Senate to block redundancy law

LABOR AND the Democrats have both indicated they will block legislation to overturn the recent Australian Industrial Relation Commission decision to remove the redundancy exemption on small businesses

LABOR AND the Democrats have both indicated they will block legislation to overturn the recent Australian Industrial Relation Commission (AIRC) decision to remove the redundancy exemption on small businesses.

Craig Emerson, Shadow Minister for Workplace Relations, said the move by the Howard Government to reverse the AIRC’s decision was a political move and inappropriate.

“It’s an un-Australian approach to say, ‘The umpire has made the decision, I don’t like the decision of the umpire, I’m going to biff the umpire and change the rules of the game.”

He said the AIRC’s decision already allows for small businesses who can’t afford to pay redundancy entitlements to make their case to the commission.

ACTU President Sharan Burrow said small business employees deserve severance pay when they lose their job because they face an average of five months unemployment.

“The Prime Minister is ignoring the facts that the Australian Industrial Relations Commission took into account when deciding all employees should receive severance pay,” she said.

The Commission capped the severance pay entitlement for small business employees at half the level for larger businesses – eight weeks redundancy pay as opposed to sixteen weeks.

However Minister for Employment and Workplace Relations Kevin Andrews said that the previous exemption for small business had been in place for twenty years and its removal will threaten jobs in the small business sector.

“The decision imposes the same payout obligations for small and big business employers when workers have up to five years service with their employer,” he said.

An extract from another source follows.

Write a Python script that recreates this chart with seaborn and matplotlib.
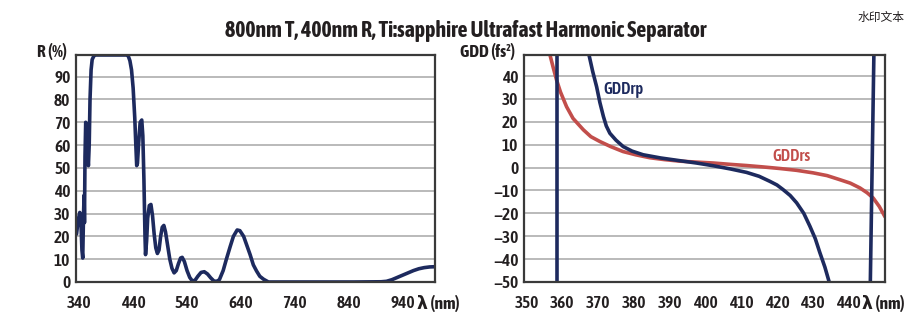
import numpy as np
import pandas as pd
import matplotlib
matplotlib.use("Agg")
import matplotlib.pyplot as plt
from matplotlib import font_manager as fm
from matplotlib import patheffects as pe
import seaborn as sns

# Reflectance R (%) vs wavelength (nm)
r_wavelength = [335, 338, 341, 343, 345, 346.5, 348, 349, 349.7, 350.7, 352, 353.5, 355, 357,
                358.5, 360, 362, 364, 367, 370, 400, 428, 431, 434, 437, 440, 443, 445,
                446.6, 448, 450, 453, 456, 458, 460, 462, 463, 465, 467, 470, 473, 476,
                479, 482, 485, 488, 491, 494, 497, 500, 504, 508, 512, 516, 520, 524, 528,
                531, 535, 540, 545, 550, 555, 560, 566, 572, 578, 584, 590, 595, 600, 607,
                613, 620, 626, 633, 638, 645, 651, 657, 663, 669, 675, 682, 691, 750, 850,
                900, 910, 920, 930, 940, 950, 960, 970, 980, 990, 1000]
r_percent = [21, 27, 30.5, 27, 14, 10.5, 30, 38, 26, 55, 70, 68, 58, 51,
             60, 80, 93, 97.5, 99, 99.5, 99.5, 99.5, 99, 97, 93, 85, 72, 60,
             51, 52, 60, 70, 71, 64, 45, 20, 12, 18, 28, 33.5, 34, 29,
             21, 15, 12.5, 14, 20, 24, 24.8, 22, 16, 10, 6, 4, 5, 8, 10.5,
             10.8, 9, 5, 2, 0.4, 0.8, 2.5, 4.2, 4.5, 3.5, 1.8, 0.4, 0.3, 1, 5,
             10, 15.5, 20, 22.8, 22.5, 20, 16, 12, 7.5, 4.8, 2.5, 1.2, 0, 0, 0,
             0.1, 0.3, 1, 2, 3, 4, 5, 5.8, 6.3, 6.6, 6.7]

# Group delay dispersion (fs^2) vs wavelength (nm), s-polarisation
rs_wavelength = [356.0, 356.6, 357.5, 358.4, 359.5, 361.2, 363.0, 365.9, 368.0, 370.5,
                 373.5, 377.0, 380.5, 384.5, 388.5, 392.9, 397.5, 402.2, 407.0, 411.5,
                 416.0, 420.8, 425.5, 430.1, 434.0, 437.6, 440.5, 443.2, 445.2, 446.9,
                 448.6, 450.2]
gdd_rs = [53, 49, 43.5, 38.3, 33, 26.6, 21.5, 16.5, 13.5, 11.4,
          9.2, 7.0, 5.6, 4.3, 3.5, 2.8, 2.4, 2.0, 1.4, 0.9,
          0.3, -0.4, -1.2, -2.3, -3.5, -5.3, -6.8, -8.9, -11.0, -13.3,
          -17.0, -21.5]

# p-polarisation: three branches separated by poles
rp_wavelength = [358.4, 358.4,
                 367.3, 367.5, 368.5, 369.6, 370.5, 371.5, 372.3, 373.3, 375.0, 377.0,
                 379.5, 382.6, 387.5, 392.9, 397.5, 402.2, 407.0, 411.5, 415.0, 418.0,
                 420.0, 421.7, 423.7, 425.5, 427.5, 429.2, 430.7, 432.0, 433.4, 434.6,
                 435.0,
                 446.0, 447.2]
gdd_rp = [60, -60,
          55, 49, 42, 35.3, 28.5, 22.3, 18.2, 15.0, 12.0, 9.2,
          7.2, 5.6, 4.2, 3.0, 2.0, 0.8, -0.6, -2.1, -3.8, -6.0,
          -7.6, -9.6, -12.2, -15.4, -20.0, -25.6, -31.0, -37.2, -43.5, -50.0,
          -53.0,
          -60, 60]
rp_branch = [0, 0] + [1] * 31 + [2, 2]

r_ticks = list(range(340, 941, 100))
gdd_ticks = list(range(350, 441, 10))

NAVY = "#1d2a5e"
RED = "#c24e4b"
INK = "#231f20"
GRID = "#b4b4b4"
FRAME = "#3a3a3a"

sns.set_theme(style="white")

# choose a narrow sans face, preferring one that ships a bold weight
entries = fm.fontManager.ttflist


def _is_bold(w):
    if isinstance(w, (int, float)):
        return w >= 600
    return str(w).lower() in ("bold", "heavy", "black", "semibold", "demibold",
                              "extra bold", "ultrabold", "demi")


narrow_names = sorted({f.name for f in entries
                       if "Narrow" in f.name or "Condensed" in f.name})
cond_names = sorted({f.name for f in entries
                     if str(f.stretch) in ("condensed", "semi-condensed")})
bold_names = {f.name for f in entries if _is_bold(f.weight)}

FAMILY, STRETCH, HAS_BOLD = "Roboto", "normal", True
for group, stretch in ((narrow_names, "normal"), (cond_names, "condensed")):
    with_bold = [n for n in group if n in bold_names]
    if with_bold:
        FAMILY, STRETCH, HAS_BOLD = with_bold[0], stretch, True
        break
else:
    if narrow_names:
        FAMILY, STRETCH, HAS_BOLD = narrow_names[0], "normal", False
    elif cond_names:
        FAMILY, STRETCH, HAS_BOLD = cond_names[0], "condensed", False

plt.rcParams["font.family"] = [FAMILY, "DejaVu Sans"]
plt.rcParams["font.stretch"] = STRETCH


def heavy(text, amount):
    """Thicken glyphs when the face has no bold cut."""
    if not HAS_BOLD:
        text.set_path_effects([pe.withStroke(linewidth=amount,
                                             foreground=text.get_color())])
    return text


fig = plt.figure(figsize=(9.14, 3.36), dpi=100)
ax1 = fig.add_axes([76 / 914, 1 - 282 / 336, 359 / 914, 227 / 336])
ax2 = fig.add_axes([524 / 914, 1 - 282 / 336, 361 / 914, 227 / 336])

df_r = pd.DataFrame({"wl": r_wavelength, "R": r_percent})
sns.lineplot(data=df_r, x="wl", y="R", ax=ax1, color=NAVY, lw=2.6,
             sort=False, estimator=None)

df_rs = pd.DataFrame({"wl": rs_wavelength, "gdd": gdd_rs})
sns.lineplot(data=df_rs, x="wl", y="gdd", ax=ax2, color=RED, lw=2.6,
             sort=False, estimator=None)
df_rp = pd.DataFrame({"wl": rp_wavelength, "gdd": gdd_rp, "branch": rp_branch})
sns.lineplot(data=df_rp, x="wl", y="gdd", units="branch", ax=ax2, color=NAVY,
             lw=2.6, sort=False, estimator=None)

ax1.set_xlim(334, 1000)
ax1.set_ylim(0, 99.5)
ax1.set_xticks(r_ticks)
ax1.set_yticks(range(0, 91, 10))

ax2.set_xlim(349.3, 450.2)
ax2.set_ylim(-50, 49.2)
ax2.set_xticks(gdd_ticks)
ax2.set_yticks(range(-50, 41, 10))

TICK_FS = 12.5
for ax in (ax1, ax2):
    ax.set_xlabel("")
    ax.set_ylabel("")
    ax.yaxis.grid(True, color=GRID, lw=1.3)
    ax.xaxis.grid(False)
    ax.set_axisbelow(True)
    for s in ax.spines.values():
        s.set_color(FRAME)
        s.set_linewidth(1.6)
    ax.tick_params(axis="both", length=0, labelsize=TICK_FS, colors=INK)
    ax.tick_params(axis="x", pad=9)
    ax.tick_params(axis="y", pad=4)
    for lab in ax.get_xticklabels() + ax.get_yticklabels():
        lab.set_fontweight("semibold")
        heavy(lab, 0.7)

for ax, last in ((ax1, 940), (ax2, 440)):
    heavy(ax.annotate("λ (nm)", xy=(last, 0), xycoords=("data", "axes fraction"),
                      xytext=(10, -9), textcoords="offset points", ha="left",
                      va="top", fontsize=TICK_FS, fontweight="bold", color=INK), 0.9)

heavy(ax2.text(418.8, 1.0, "GDDrs", color=RED, fontsize=12,
               fontweight="semibold", ha="left", va="bottom"), 0.5)
heavy(ax2.text(371.5, 34.0, "GDDrp", color=NAVY, fontsize=12,
               fontweight="semibold", ha="left", va="center"), 0.5)

heavy(fig.text(67 / 914, 1 - 57 / 336, "R (%)", ha="right", va="baseline",
               fontsize=12.5, fontweight="bold", color=INK), 0.9)
heavy(fig.text(515 / 914, 1 - 57 / 336, "GDD (fs²)", ha="right", va="baseline",
               fontsize=12.5, fontweight="bold", color=INK), 0.9)

title = fig.text(465.5 / 914, 1 - 37 / 336,
                 "800nm T, 400nm R, Ti:sapphire Ultrafast Harmonic Separator",
                 ha="center", va="baseline", fontsize=16, fontweight="bold",
                 color=INK)
heavy(title, 1.1)
# fit the title to its printed width
renderer = fig.canvas.get_renderer()
w = title.get_window_extent(renderer).width
title.set_fontsize(16 * 481 / w)

fig.text(881 / 914, 1 - 17 / 336, "水印文本", ha="center", va="center",
         fontsize=8.5, color=INK, family=["Noto Sans CJK SC", "DejaVu Sans"])

fig.savefig("out.png", dpi=100)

He added that the Queensland State industrial commission ruled that the small business exemption needed to be retained because its removal could cause small business insolvencies.

Peter Hendy, chief executive of the Australian Chamber of Commerce and Industry, said the Federal Government’s move was in the national interest.

“Unless the exemption is retained, Australia’s small businesses would be required to find about $190 million more each year in redundancy payments – on top of unfair dismissal laws and termination pay.”

He said that while decisions of industrial tribunals must be respected, governments are ultimately responsible for economic management and the national interest.